Set problem: Quote, line for line, the entries from the first through the one containing "-5.065, -5.10, -5.134]". Pictures are left out.

Plotting code records:
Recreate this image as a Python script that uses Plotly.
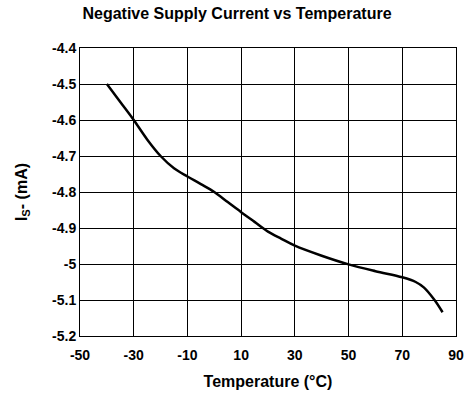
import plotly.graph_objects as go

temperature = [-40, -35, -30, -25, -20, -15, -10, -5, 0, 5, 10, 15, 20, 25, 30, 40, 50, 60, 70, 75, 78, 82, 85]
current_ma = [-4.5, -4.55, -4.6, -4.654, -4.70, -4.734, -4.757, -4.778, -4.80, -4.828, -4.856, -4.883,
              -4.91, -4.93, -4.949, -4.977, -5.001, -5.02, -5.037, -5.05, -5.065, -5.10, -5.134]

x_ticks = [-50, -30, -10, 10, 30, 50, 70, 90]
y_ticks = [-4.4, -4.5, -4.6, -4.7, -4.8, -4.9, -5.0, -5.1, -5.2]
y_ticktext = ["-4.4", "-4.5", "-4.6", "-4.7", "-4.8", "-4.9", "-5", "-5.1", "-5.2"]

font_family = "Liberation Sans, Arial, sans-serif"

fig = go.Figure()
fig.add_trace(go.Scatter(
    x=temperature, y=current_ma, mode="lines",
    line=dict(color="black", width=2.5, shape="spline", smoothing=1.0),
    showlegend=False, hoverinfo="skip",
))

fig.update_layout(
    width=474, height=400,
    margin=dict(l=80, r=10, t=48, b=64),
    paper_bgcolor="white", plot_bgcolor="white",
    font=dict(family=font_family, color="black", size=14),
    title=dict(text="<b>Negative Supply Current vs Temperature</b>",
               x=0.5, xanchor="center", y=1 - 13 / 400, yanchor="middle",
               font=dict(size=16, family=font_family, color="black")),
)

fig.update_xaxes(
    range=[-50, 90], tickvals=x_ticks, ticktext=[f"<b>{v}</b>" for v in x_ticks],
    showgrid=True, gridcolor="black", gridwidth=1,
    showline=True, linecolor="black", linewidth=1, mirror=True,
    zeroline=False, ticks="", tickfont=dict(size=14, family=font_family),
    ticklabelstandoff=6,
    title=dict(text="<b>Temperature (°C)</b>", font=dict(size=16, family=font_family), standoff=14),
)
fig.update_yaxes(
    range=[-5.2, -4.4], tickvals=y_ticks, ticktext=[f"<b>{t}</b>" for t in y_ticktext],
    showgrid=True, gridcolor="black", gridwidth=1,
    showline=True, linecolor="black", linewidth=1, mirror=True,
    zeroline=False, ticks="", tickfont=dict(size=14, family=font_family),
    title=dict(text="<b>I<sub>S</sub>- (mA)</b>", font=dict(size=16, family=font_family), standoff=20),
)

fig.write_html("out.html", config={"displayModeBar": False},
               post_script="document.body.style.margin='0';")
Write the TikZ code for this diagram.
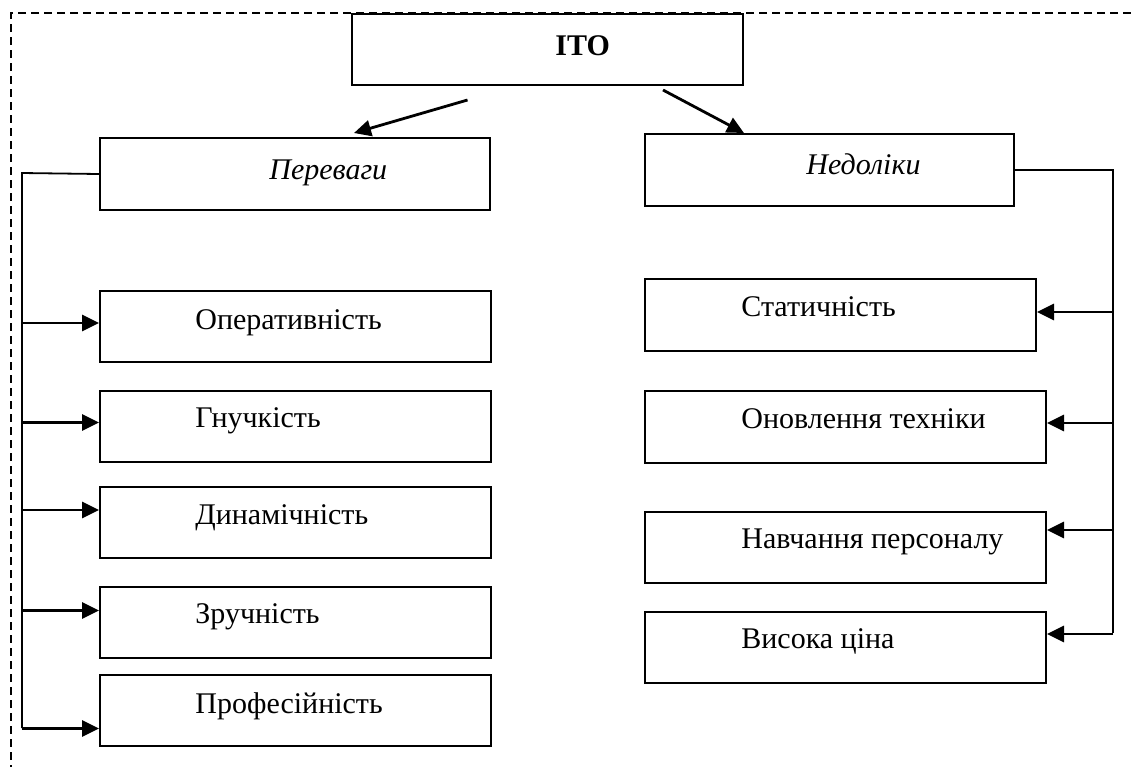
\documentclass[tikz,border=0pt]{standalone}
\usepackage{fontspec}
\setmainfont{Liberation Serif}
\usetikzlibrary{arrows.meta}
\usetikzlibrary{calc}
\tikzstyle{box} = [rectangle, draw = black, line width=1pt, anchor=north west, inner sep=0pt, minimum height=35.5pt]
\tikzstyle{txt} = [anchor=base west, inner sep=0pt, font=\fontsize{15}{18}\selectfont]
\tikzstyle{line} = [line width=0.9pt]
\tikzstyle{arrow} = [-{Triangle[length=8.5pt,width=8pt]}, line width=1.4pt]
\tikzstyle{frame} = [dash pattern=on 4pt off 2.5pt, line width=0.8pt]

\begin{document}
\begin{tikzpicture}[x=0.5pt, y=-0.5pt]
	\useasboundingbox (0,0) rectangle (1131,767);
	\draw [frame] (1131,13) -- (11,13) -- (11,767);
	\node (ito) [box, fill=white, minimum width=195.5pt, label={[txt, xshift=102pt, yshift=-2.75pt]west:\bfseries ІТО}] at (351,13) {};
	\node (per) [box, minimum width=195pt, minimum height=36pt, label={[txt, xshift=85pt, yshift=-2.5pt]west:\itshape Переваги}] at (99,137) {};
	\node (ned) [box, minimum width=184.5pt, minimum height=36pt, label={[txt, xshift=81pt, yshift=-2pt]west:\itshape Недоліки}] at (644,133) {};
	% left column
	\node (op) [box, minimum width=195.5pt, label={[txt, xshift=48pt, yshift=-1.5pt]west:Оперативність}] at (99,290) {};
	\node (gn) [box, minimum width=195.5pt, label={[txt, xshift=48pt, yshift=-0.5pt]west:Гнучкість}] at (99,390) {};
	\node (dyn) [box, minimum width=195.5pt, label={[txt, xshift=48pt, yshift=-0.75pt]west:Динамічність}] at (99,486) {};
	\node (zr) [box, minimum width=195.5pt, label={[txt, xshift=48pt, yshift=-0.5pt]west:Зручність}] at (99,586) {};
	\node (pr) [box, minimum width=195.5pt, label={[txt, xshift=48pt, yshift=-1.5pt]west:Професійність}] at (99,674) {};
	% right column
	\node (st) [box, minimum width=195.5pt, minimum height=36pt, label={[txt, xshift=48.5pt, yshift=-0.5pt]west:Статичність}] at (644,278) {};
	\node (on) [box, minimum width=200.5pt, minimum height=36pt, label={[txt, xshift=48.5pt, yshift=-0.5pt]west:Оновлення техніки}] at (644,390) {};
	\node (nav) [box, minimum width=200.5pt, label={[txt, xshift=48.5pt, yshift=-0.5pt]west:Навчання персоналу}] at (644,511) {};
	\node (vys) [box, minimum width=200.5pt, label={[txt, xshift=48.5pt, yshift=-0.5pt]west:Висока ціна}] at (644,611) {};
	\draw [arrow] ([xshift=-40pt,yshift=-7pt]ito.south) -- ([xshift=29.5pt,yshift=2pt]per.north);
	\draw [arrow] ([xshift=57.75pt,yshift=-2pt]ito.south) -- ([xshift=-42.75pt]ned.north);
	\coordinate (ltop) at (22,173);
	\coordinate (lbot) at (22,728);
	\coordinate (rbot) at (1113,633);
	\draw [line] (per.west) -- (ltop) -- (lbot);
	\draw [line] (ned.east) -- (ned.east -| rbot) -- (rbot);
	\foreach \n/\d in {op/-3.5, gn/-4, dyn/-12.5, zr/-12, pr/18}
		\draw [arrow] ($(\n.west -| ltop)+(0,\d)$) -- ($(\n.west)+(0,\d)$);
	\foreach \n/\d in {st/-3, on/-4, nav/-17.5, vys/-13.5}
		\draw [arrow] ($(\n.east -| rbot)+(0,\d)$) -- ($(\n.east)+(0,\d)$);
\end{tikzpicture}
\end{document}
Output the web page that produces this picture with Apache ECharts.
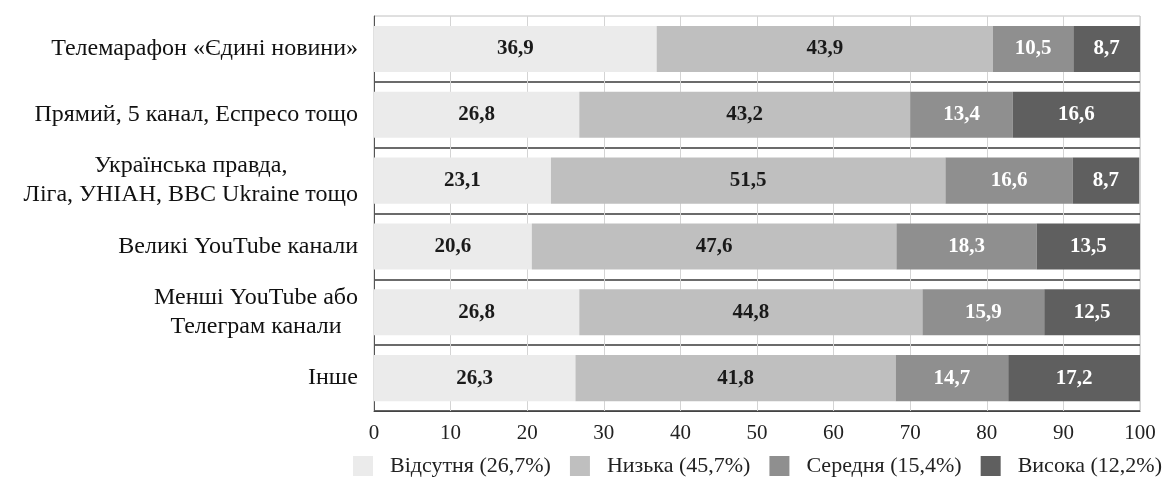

Complete answer:
Recreate this image as a Python script that uses Plotly.
import plotly.graph_objects as go

temperature = [-40, -35, -30, -25, -20, -15, -10, -5, 0, 5, 10, 15, 20, 25, 30, 40, 50, 60, 70, 75, 78, 82, 85]
current_ma = [-4.5, -4.55, -4.6, -4.654, -4.70, -4.734, -4.757, -4.778, -4.80, -4.828, -4.856, -4.883,
              -4.91, -4.93, -4.949, -4.977, -5.001, -5.02, -5.037, -5.05, -5.065, -5.10, -5.134]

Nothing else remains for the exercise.